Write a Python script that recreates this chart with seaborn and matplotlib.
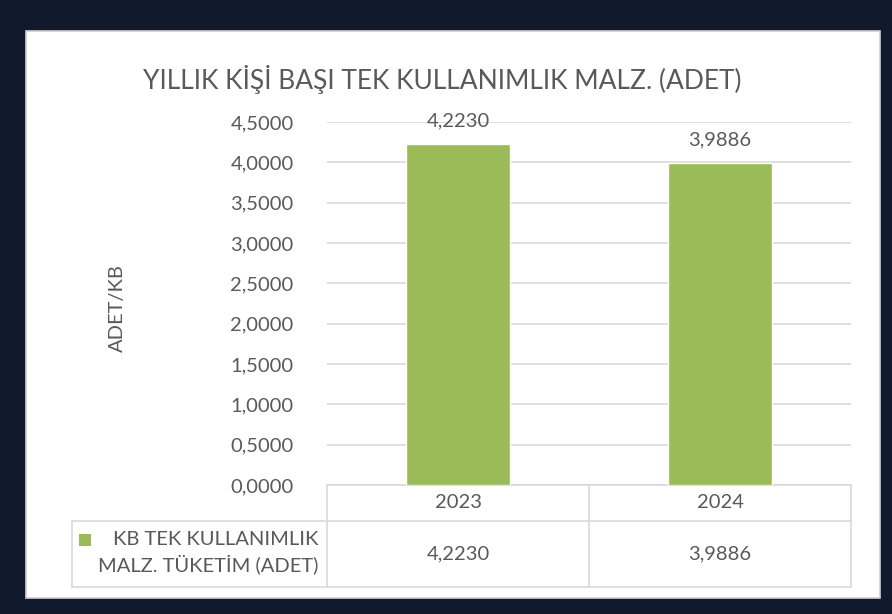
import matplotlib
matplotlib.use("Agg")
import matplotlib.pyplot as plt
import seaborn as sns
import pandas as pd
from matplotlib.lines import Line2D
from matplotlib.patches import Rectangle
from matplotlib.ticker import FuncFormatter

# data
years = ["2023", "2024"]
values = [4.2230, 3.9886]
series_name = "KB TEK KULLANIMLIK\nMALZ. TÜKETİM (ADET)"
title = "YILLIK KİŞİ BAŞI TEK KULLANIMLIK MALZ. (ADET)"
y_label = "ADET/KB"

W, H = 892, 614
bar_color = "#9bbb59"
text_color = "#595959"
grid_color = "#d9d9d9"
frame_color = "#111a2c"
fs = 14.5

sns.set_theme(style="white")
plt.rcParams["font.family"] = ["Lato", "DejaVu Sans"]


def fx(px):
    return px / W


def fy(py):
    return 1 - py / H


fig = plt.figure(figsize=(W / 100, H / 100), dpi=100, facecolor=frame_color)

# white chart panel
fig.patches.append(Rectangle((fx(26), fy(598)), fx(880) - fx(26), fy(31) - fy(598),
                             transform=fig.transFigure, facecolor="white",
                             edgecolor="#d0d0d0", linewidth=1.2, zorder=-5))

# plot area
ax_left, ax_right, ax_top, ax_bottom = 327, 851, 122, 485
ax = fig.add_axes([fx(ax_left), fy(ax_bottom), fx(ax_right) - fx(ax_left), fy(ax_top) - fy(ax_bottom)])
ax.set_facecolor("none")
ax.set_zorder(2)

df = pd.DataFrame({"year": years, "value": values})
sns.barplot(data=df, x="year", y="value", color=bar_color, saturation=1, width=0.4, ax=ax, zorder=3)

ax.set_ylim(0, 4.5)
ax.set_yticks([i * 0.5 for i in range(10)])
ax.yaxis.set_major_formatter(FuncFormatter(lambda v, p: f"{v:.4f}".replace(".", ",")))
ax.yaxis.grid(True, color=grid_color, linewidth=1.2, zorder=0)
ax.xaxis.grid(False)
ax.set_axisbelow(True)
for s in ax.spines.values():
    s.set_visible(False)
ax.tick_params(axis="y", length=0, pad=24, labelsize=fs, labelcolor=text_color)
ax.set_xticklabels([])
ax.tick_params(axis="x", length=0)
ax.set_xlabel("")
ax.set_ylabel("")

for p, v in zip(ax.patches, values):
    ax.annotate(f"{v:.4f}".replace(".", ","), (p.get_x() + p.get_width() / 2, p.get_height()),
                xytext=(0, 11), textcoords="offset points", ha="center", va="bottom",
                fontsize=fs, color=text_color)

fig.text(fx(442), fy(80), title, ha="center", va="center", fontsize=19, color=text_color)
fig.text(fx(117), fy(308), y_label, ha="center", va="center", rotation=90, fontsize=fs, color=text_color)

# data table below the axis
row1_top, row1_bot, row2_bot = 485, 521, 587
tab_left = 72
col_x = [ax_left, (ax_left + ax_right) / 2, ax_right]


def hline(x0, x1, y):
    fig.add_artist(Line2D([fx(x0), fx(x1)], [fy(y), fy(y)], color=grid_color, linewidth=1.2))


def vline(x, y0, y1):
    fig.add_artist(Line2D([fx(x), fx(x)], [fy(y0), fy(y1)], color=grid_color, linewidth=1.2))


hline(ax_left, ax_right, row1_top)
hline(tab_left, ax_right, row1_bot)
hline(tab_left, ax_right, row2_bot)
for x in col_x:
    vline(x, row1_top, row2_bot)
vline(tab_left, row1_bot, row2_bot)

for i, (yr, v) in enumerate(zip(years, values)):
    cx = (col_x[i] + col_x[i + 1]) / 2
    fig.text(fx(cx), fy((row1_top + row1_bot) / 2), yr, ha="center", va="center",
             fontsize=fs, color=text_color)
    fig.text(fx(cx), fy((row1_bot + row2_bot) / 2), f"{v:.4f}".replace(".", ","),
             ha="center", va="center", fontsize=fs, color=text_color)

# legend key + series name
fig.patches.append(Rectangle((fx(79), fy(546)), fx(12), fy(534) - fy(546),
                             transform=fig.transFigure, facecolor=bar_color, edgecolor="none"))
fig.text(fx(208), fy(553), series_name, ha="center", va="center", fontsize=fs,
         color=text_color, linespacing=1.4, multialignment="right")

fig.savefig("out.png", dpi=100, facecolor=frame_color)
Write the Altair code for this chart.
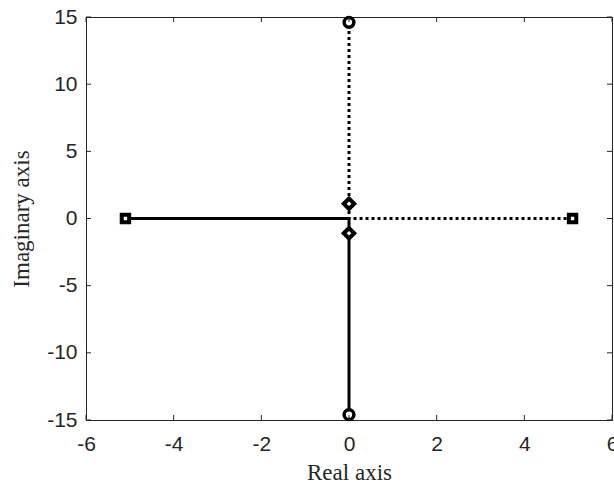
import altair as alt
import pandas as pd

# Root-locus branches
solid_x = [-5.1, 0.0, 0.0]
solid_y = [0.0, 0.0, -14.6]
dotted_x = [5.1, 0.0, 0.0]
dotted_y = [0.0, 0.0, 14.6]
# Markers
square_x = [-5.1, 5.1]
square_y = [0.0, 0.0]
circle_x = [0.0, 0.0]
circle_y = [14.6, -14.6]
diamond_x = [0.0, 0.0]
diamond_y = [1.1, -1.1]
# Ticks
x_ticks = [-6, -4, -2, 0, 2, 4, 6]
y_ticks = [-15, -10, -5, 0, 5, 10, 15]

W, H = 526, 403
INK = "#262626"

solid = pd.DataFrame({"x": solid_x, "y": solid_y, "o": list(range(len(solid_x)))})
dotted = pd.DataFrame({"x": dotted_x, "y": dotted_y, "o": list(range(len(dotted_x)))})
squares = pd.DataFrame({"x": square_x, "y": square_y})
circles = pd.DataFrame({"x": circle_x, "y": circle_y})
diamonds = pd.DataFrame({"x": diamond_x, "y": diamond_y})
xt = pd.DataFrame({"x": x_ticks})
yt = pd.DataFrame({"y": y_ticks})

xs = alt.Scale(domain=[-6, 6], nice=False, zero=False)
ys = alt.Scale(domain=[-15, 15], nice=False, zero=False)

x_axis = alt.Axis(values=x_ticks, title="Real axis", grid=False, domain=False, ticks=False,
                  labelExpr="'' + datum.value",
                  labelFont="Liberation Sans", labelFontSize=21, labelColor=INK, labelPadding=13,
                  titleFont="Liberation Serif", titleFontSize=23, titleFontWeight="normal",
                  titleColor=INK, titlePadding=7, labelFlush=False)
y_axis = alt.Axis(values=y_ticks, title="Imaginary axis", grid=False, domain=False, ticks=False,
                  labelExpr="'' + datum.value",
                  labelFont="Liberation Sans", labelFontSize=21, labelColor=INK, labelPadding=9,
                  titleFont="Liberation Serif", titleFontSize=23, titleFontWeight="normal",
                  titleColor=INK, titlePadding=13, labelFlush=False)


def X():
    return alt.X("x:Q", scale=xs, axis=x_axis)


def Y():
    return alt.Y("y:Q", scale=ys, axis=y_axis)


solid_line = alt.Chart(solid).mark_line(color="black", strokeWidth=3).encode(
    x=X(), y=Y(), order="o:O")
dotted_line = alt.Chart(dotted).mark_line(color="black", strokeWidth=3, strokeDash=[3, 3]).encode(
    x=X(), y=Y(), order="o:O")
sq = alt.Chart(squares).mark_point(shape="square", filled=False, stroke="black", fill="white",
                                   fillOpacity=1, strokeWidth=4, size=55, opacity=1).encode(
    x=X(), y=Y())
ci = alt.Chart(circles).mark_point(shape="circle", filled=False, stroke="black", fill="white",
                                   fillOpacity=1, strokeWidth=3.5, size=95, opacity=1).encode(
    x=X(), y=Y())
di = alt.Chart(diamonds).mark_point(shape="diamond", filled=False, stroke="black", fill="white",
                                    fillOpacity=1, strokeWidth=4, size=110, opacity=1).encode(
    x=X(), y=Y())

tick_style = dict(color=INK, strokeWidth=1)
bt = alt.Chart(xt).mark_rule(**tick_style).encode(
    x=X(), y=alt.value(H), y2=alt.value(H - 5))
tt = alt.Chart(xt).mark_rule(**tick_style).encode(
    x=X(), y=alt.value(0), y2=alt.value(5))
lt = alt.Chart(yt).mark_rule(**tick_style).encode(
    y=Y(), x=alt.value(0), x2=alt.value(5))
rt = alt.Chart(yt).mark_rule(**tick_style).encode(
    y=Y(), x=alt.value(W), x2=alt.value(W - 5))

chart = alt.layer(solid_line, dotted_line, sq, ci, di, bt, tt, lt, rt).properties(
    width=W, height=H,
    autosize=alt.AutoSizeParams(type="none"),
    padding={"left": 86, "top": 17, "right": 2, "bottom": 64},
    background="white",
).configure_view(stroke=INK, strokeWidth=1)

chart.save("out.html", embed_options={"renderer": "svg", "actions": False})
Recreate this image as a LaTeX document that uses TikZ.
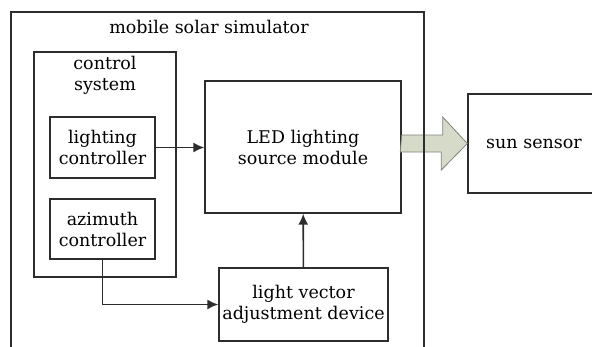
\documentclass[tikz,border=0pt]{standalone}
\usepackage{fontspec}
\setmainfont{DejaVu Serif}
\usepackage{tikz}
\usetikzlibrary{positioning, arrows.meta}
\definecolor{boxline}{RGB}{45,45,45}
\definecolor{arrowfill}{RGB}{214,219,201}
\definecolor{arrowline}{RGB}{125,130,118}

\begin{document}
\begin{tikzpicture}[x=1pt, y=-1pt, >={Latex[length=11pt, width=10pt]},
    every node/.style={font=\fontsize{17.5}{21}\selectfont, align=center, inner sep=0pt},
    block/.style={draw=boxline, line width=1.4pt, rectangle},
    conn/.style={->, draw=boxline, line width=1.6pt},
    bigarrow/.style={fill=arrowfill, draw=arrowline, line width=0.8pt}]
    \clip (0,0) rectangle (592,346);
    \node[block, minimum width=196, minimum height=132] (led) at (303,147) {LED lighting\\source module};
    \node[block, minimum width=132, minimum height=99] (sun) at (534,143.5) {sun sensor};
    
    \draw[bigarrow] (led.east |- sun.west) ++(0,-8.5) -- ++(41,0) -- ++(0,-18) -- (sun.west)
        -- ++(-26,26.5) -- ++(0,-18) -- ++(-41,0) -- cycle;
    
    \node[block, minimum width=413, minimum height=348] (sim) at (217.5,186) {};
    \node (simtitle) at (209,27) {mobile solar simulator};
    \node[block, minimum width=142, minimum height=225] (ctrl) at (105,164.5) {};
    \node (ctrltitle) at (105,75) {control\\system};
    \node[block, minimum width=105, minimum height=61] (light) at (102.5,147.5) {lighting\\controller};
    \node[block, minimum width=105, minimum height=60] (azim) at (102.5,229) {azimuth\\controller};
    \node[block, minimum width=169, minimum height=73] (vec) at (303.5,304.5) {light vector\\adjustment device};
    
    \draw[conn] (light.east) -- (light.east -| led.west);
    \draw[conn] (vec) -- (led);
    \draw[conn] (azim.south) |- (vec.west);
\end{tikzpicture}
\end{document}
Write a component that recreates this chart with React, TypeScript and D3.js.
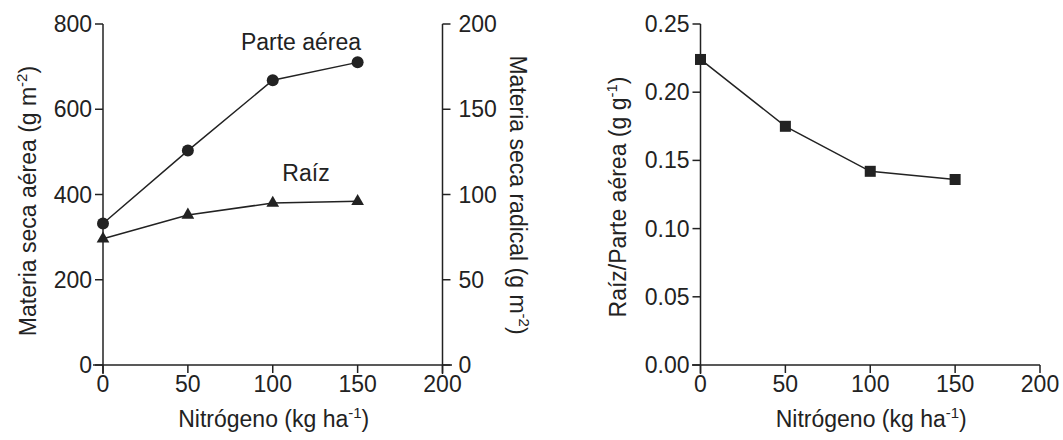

## Exercise details
List each line holding the string "this".

## Complete response
Write a Python script that recreates this chart with seaborn and matplotlib.
Write the Altair code for this chart.
Recreate this image as a LaTeX document that uses TikZ.
Write a component that recreates this chart with React, TypeScript and D3.js.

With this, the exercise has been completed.